» **Working data**:

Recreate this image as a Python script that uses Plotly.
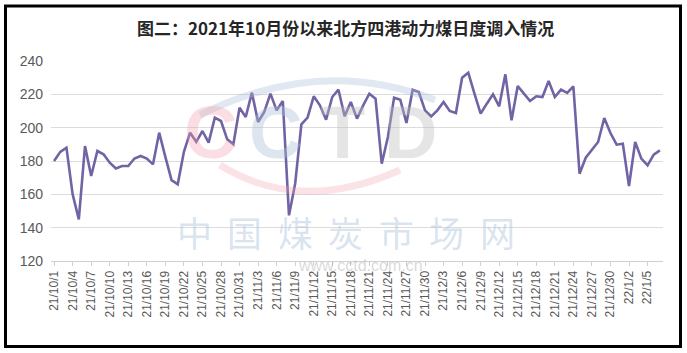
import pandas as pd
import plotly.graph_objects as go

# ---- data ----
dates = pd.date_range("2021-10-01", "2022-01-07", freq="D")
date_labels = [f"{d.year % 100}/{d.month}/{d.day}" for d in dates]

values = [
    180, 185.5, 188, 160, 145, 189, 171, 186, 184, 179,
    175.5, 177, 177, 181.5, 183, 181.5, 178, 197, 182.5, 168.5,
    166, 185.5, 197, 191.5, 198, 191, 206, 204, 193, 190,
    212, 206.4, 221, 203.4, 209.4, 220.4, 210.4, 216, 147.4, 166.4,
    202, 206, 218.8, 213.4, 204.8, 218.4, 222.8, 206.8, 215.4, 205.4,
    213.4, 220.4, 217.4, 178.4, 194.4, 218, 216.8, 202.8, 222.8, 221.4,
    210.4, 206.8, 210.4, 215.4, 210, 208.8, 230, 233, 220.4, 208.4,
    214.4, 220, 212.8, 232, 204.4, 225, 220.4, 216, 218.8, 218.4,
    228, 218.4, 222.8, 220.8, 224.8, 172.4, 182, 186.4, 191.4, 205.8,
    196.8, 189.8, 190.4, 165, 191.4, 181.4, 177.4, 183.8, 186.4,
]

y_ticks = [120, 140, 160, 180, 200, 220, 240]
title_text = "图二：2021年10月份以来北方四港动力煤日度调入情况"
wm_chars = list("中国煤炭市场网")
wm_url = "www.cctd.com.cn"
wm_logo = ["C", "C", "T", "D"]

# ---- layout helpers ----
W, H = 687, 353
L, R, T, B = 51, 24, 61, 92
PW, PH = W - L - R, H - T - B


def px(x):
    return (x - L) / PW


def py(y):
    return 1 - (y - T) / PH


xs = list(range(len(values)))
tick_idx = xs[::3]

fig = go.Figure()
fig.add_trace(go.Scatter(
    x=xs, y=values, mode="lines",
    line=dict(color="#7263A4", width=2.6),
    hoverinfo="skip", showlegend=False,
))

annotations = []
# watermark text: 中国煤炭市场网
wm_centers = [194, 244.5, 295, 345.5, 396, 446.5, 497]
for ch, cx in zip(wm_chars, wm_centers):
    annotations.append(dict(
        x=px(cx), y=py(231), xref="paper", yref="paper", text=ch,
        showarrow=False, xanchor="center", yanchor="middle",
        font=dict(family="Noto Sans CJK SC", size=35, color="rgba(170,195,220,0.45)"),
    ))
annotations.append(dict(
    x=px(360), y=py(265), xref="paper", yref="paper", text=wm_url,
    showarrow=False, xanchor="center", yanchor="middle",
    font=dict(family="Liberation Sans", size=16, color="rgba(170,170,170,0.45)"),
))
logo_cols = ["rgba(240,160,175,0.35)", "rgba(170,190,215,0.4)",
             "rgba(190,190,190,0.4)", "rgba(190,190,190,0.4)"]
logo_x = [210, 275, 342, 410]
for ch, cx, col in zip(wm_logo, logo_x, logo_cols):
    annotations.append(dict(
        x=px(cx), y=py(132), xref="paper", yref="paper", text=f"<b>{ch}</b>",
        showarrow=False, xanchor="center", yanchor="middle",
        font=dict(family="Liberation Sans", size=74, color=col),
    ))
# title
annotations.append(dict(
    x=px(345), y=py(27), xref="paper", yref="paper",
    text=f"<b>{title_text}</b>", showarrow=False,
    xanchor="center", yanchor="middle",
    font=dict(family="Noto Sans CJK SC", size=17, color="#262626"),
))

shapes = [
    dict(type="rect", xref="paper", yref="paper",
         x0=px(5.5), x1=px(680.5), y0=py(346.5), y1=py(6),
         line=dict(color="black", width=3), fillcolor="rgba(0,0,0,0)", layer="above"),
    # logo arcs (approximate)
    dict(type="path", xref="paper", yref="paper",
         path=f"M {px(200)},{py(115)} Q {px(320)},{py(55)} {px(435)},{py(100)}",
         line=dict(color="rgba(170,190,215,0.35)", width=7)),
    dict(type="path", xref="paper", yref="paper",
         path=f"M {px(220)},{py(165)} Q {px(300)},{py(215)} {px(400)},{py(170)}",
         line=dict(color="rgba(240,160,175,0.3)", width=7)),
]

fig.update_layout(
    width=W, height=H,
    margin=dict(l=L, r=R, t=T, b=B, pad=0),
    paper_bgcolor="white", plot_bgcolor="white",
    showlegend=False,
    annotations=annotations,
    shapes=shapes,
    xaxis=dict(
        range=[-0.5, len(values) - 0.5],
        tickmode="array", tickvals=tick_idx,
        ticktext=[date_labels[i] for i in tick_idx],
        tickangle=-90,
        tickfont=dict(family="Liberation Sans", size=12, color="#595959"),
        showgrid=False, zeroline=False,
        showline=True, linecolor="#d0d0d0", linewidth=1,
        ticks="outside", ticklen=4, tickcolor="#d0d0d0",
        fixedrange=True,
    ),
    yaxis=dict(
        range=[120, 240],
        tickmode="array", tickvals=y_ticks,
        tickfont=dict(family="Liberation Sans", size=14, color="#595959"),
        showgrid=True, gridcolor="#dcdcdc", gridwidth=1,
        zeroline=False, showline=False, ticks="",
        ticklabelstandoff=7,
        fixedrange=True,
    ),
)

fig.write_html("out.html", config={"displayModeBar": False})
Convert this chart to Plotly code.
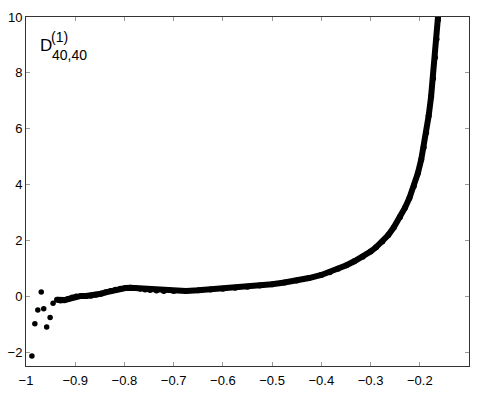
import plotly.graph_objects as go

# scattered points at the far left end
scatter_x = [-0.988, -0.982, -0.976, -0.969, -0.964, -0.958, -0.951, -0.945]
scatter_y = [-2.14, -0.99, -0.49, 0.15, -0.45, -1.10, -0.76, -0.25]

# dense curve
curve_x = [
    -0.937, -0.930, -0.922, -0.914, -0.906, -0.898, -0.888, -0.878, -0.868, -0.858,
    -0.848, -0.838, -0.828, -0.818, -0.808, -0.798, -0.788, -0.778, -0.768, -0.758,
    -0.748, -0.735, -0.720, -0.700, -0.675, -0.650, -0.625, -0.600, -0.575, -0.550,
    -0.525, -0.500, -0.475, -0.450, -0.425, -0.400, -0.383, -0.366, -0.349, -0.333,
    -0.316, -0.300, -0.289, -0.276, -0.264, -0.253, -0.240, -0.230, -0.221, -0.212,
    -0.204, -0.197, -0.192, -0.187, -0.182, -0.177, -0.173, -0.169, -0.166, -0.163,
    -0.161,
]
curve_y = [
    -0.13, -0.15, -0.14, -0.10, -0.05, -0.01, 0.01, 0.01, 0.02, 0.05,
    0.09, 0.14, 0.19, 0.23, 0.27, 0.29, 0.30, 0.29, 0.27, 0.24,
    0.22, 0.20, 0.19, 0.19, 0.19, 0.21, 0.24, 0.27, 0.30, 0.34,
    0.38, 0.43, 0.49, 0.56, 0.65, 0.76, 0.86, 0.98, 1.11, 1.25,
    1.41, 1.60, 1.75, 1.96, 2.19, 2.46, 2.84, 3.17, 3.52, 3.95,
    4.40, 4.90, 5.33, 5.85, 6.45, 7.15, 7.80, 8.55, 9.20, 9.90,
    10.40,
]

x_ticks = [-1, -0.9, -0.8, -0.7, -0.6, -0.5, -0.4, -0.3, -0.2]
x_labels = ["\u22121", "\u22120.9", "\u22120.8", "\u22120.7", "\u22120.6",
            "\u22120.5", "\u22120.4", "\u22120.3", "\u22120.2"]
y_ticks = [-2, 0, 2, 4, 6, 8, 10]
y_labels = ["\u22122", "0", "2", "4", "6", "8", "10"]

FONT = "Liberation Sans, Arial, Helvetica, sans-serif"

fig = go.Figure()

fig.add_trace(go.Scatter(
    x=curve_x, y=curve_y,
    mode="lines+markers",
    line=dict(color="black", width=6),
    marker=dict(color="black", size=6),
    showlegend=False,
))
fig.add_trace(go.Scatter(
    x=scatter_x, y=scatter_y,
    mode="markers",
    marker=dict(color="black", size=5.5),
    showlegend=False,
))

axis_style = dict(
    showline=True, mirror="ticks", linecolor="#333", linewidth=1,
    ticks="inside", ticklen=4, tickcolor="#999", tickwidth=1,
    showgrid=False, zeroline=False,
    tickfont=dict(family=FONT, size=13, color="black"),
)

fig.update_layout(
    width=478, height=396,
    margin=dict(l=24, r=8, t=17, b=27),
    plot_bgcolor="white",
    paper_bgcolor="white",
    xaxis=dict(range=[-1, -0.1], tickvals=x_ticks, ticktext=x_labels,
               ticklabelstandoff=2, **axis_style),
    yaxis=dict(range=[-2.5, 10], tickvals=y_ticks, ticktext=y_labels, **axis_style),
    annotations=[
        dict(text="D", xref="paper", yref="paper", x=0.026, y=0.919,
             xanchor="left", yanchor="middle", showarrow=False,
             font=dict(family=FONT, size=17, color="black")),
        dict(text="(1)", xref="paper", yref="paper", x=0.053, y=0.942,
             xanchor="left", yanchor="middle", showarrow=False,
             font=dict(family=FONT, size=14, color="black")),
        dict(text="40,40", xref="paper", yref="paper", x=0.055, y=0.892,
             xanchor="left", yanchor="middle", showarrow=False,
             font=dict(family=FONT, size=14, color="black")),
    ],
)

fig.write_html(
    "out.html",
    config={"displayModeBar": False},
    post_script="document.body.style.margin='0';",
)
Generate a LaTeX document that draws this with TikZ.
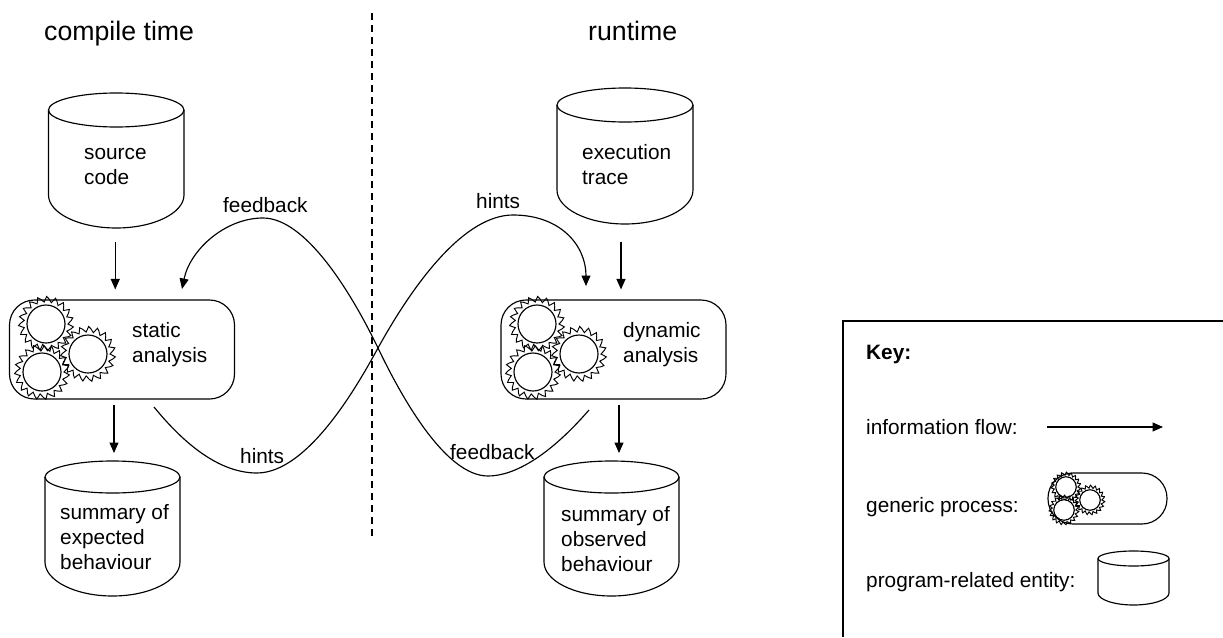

» **Work instructions**: Set down the records above word for word, from the first line through the line containing "d in dates]", both included; leave out the pictures.

» **Response to this exercise**:
Recreate this image as a Python script that uses Plotly.
import pandas as pd
import plotly.graph_objects as go

# ---- data ----
dates = pd.date_range("2021-10-01", "2022-01-07", freq="D")
date_labels = [f"{d.year % 100}/{d.month}/{d.day}" for d in dates]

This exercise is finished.